Investing in gold

The reasoning of Warren Buffet about the value of gold in his letter to the shareholders of 2011 is not a correct one. He compared a stock of gold with an investment in companies and concluded that gold has no productive value and so you could better invest your money in these companies. He mixed up a number of economic concepts.

Some theory first. Goods and services are the output of the economic system. Natural resources, human labor and capital are the input factors. The system is reciprocal, or otherwise stated, the outputs are exchanged against the inputs. To accomplish this process the concept of purchasing power is invented. Purchasing power is the reward one receives for participating in the production process. This reward is used in turn to buy the output of the production process. This reciprocal process has some similarities with the law of conservation of energy.

In a market economy the relative prices for goods, services and the input factors are determined only by demand and supply relationships. That is on relative scarceness. To facilitate the exchange of purchasing power against goods and services the concept of money has been invented. Money can take different forms, but its main role is that its value must be preserved over time. Money is a store of value.

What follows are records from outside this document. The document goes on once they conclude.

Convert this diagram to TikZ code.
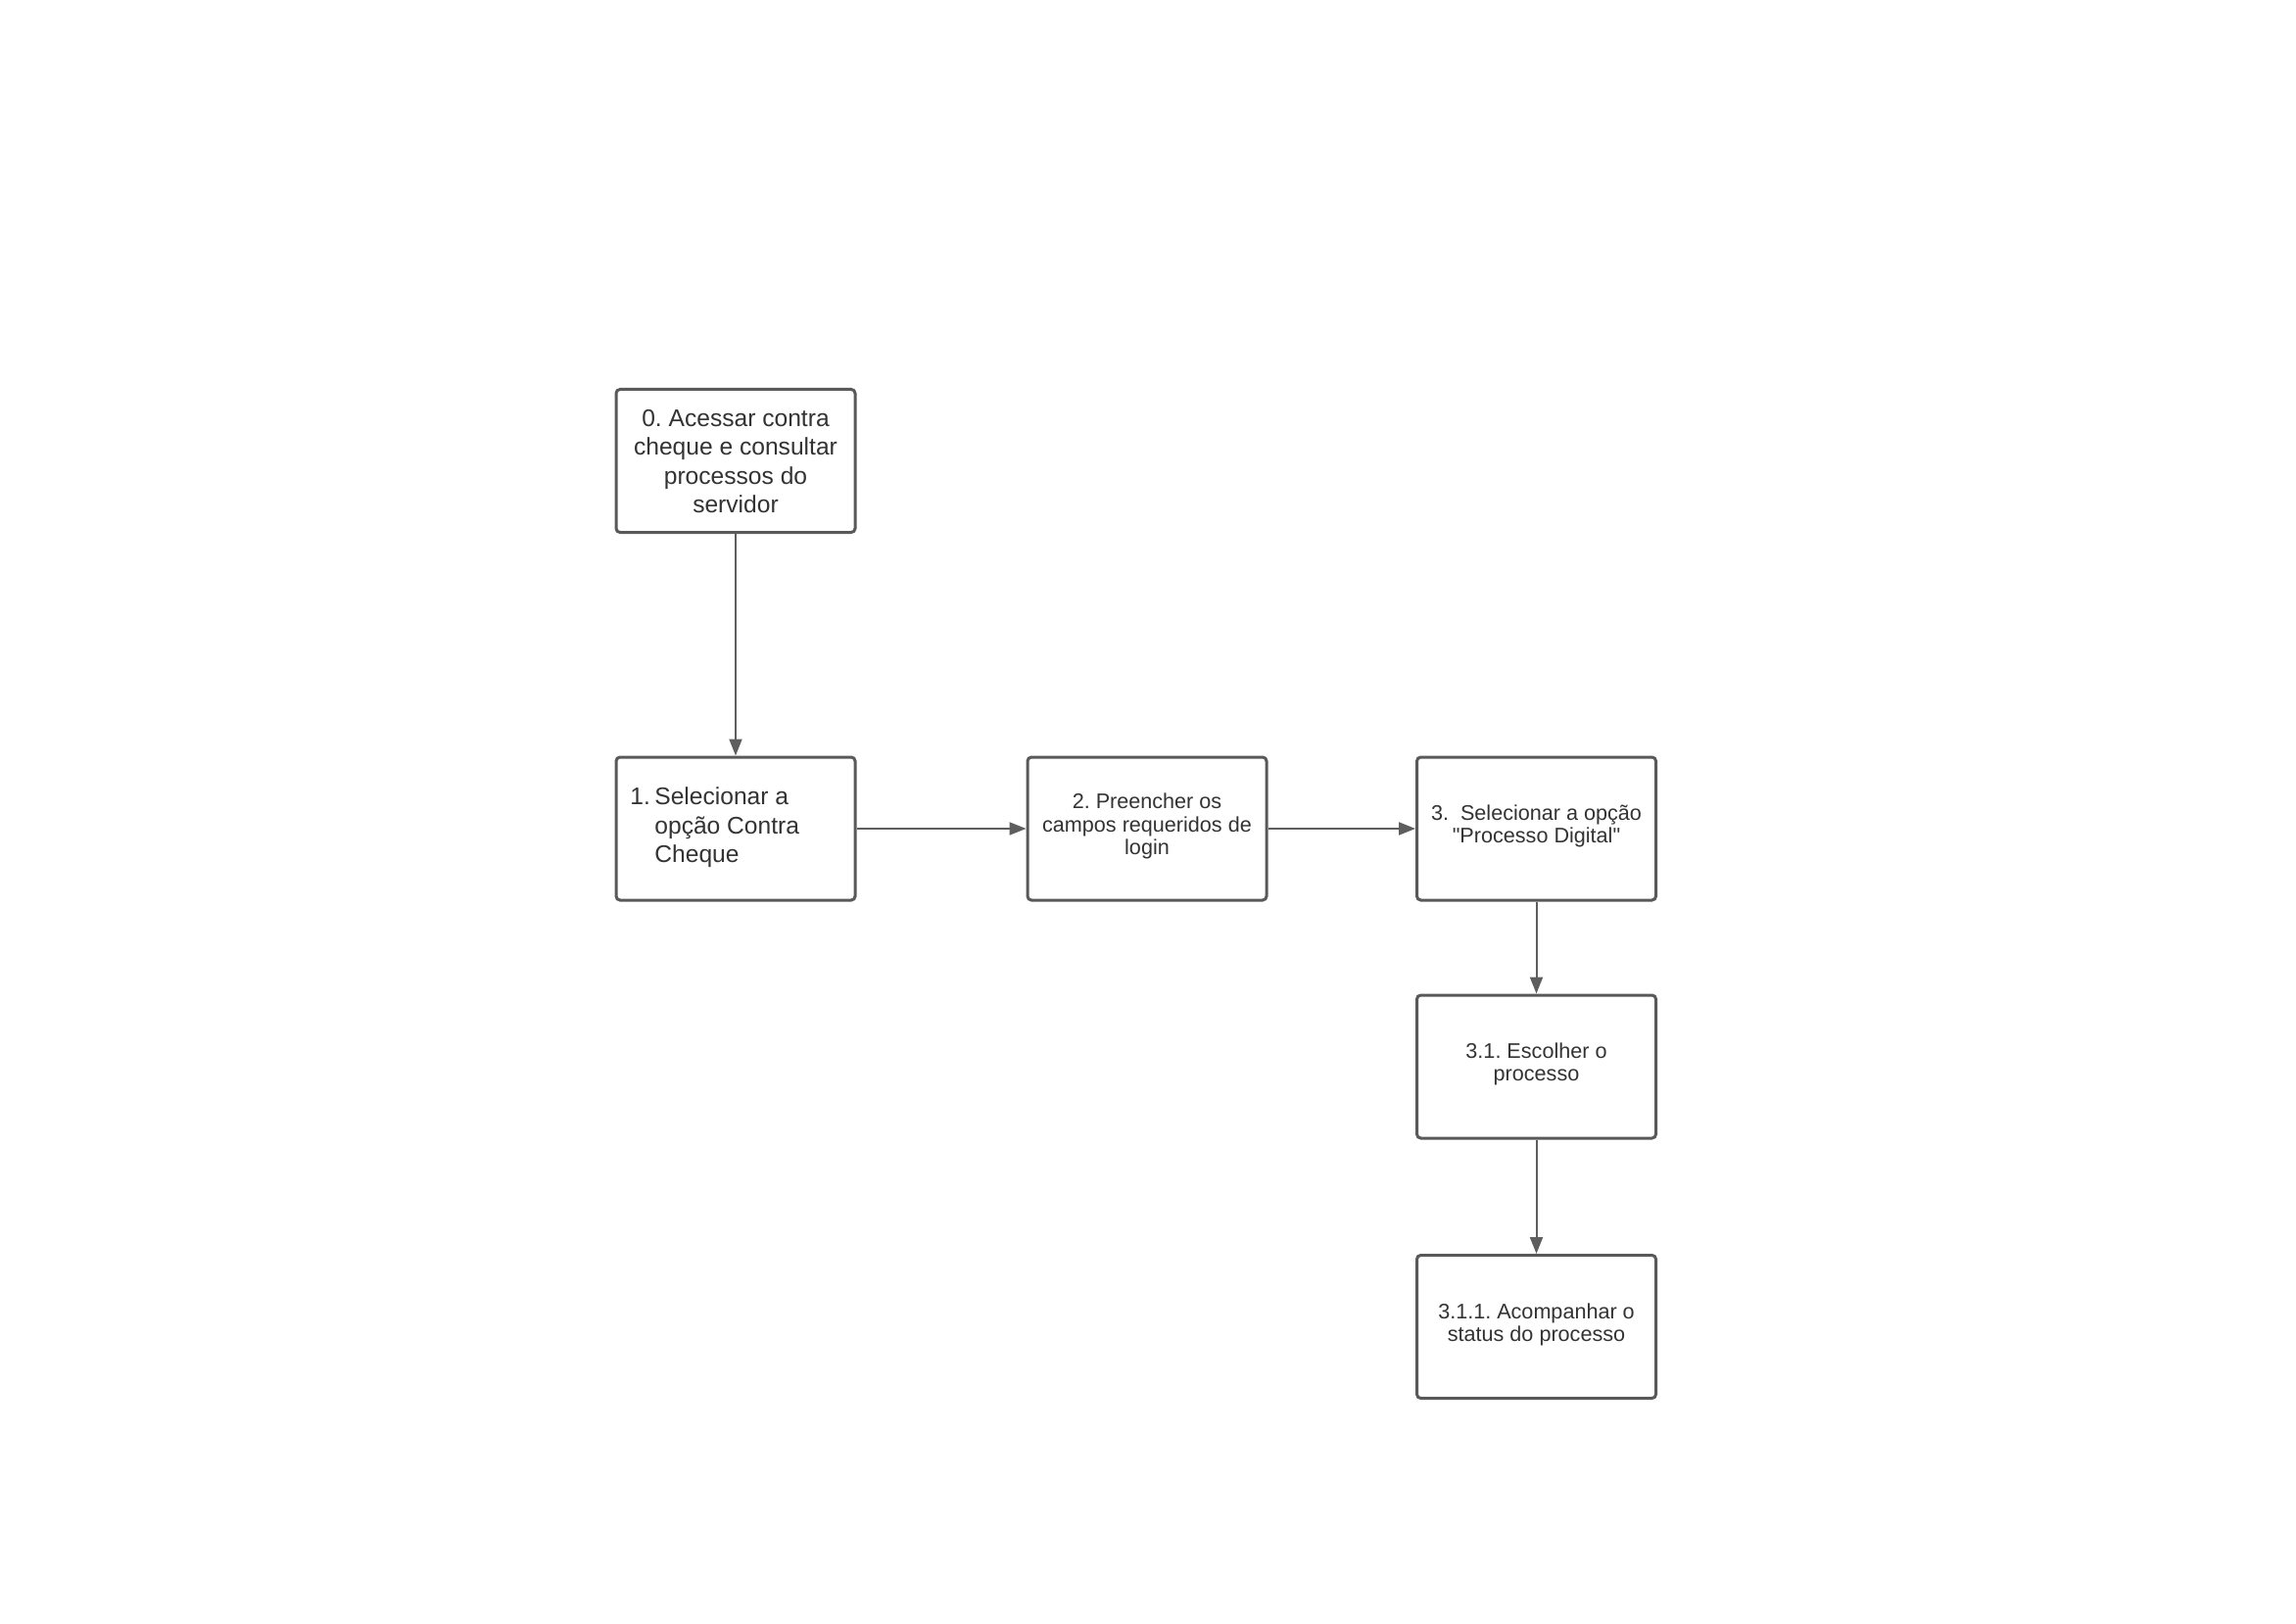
\documentclass[tikz,border=0pt]{standalone}
\usepackage{fontspec}
\setmainfont{Liberation Sans}[Ligatures=TeXOff]
\frenchspacing
\usetikzlibrary{arrows.meta}
\definecolor{boxc}{HTML}{595959}
\definecolor{txtc}{HTML}{333333}
\definecolor{arrc}{HTML}{5E5E5E}
\newcommand{\shiftv}[2]{\raisebox{#1}[\height][\depth]{#2}}
\tikzset{
  stepbox/.style={draw=boxc, line width=1.5pt, rounded corners=2pt, fill=white,
    minimum width=122pt, minimum height=73pt, text=txtc, inner sep=0pt, align=center},
  bigtxt/.style={font=\fontsize{12.3pt}{14.7pt}\selectfont\frenchspacing},
  smalltxt/.style={font=\fontsize{10.8pt}{11.6pt}\selectfont\frenchspacing},
  conn/.style={draw=arrc, line width=1pt, -{Triangle[length=8.5pt,width=6.5pt]}}
}
\begin{document}
\begin{tikzpicture}[x={(0.5pt,0)}, y={(0,-0.5pt)}]
\useasboundingbox (0,0) rectangle (2344,1658);
\node[stepbox, bigtxt] (n0) at (751,470.5) {\shiftv{-1.5pt}{\begin{tabular}{@{}c@{}}0. Acessar contra\\cheque e consultar\\processos do\\servidor\end{tabular}}};
\node[stepbox] (n1) at (751,846) {};
\node[bigtxt, text=txtc, anchor=west, align=left, inner sep=0pt] (t1) at (643,845) {\makebox[12.5pt][l]{1.}Selecionar a\\\hspace*{12.5pt}opção Contra\\\hspace*{12.5pt}Cheque};
\node[stepbox, smalltxt] (n2) at (1171,846) {\shiftv{0.75pt}{\begin{tabular}{@{}c@{}}2. Preencher os\\campos requeridos de\\login\end{tabular}}};
\node[stepbox, smalltxt] (n3) at (1568.5,846) {\shiftv{0.75pt}{\begin{tabular}{@{}c@{}}3.\ \ Selecionar a opção\\"Processo Digital"\end{tabular}}};
\node[stepbox, smalltxt] (n31) at (1568.5,1089) {\shiftv{0.75pt}{\begin{tabular}{@{}c@{}}3.1. Escolher o\\processo\end{tabular}}};
\node[stepbox, smalltxt] (n311) at (1568.5,1354.5) {\shiftv{0.75pt}{\begin{tabular}{@{}c@{}}3.1.1. Acompanhar o\\status do processo\end{tabular}}};
\draw[conn] (n0.south) -- (n1.north);
\draw[conn] (n1.east) -- (n2.west);
\draw[conn] (n2.east) -- (n3.west);
\draw[conn] (n3.south) -- (n31.north);
\draw[conn] (n31.south) -- (n311.north);
\end{tikzpicture}
\end{document}
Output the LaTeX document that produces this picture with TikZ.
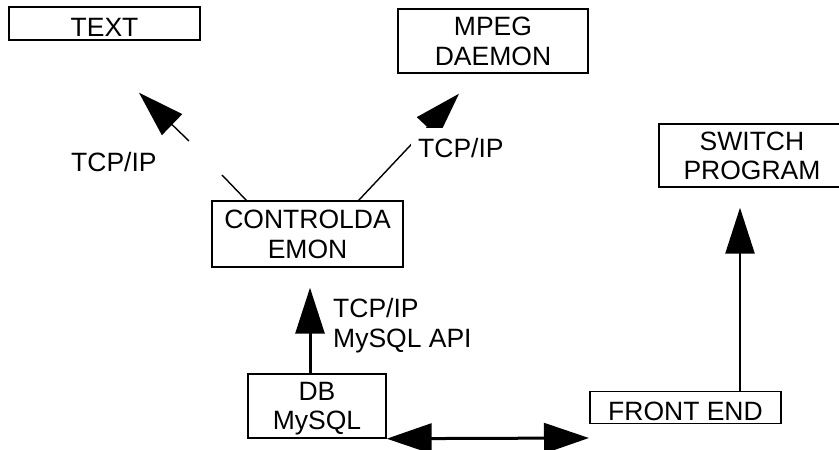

Warren Buffet looked at gold as an investment in a company. He should have looked at it as a store of value. The value of gold does not come primarily from its production value, but from its attractiveness as a store of value. This attractiveness is mainly based on its ability to replace current paper money.

To understand the growing attractiveness of gold compared to paper money one must understand another important part of the economic system as it exists nowadays. An ever growing part of the system is not based on the reciprocal market based production process as described above, but on public controlled spending. As long as the public spending is financed by the purchasing power earned in the market economy, through taxation, nothing goes wrong. Instead of spending this money on an individual base, it is spent by the society as a whole. Things goes wrong if the spending is based on deficits. Now government throws in new money which is not related to purchasing power. We see the debt levels of states are growing rapidly over the years. We see at the same time price levels rising in the economy and less and less real economic growth. More and more public spending is needed to keep the economy from collapsing. This is the result of the destructive impact of the parasite nature of governmental spending.

Finally a last way out is a default on the debt, and deflating of all the assets in the economy. This deflating of assets is against other money, normally foreign currencies (if there are any left) and gold.

As of today it looks that all countries (currencies) are in the same situation, and this makes gold so attractive as the last resort for a store of value.

So, if you had your savings of 100K USD invested in Berkshire Hathaway, and at the day of reckoning, the USD devaluates 50% against the money power of gold, then of course your investment in Berkshire Hathaway devaluates with the same percentage. Nothing intrinsically changed with this investment, only the true purchasing power of your 100K turned out finally to be only 50K. All the rest was a bubble caused by public spending. So, at this point in time you can still turn your 100K into true value preserving purchasing power of 100K by putting it in gold.

That unique opportunity did Warren Buffer not tell to you.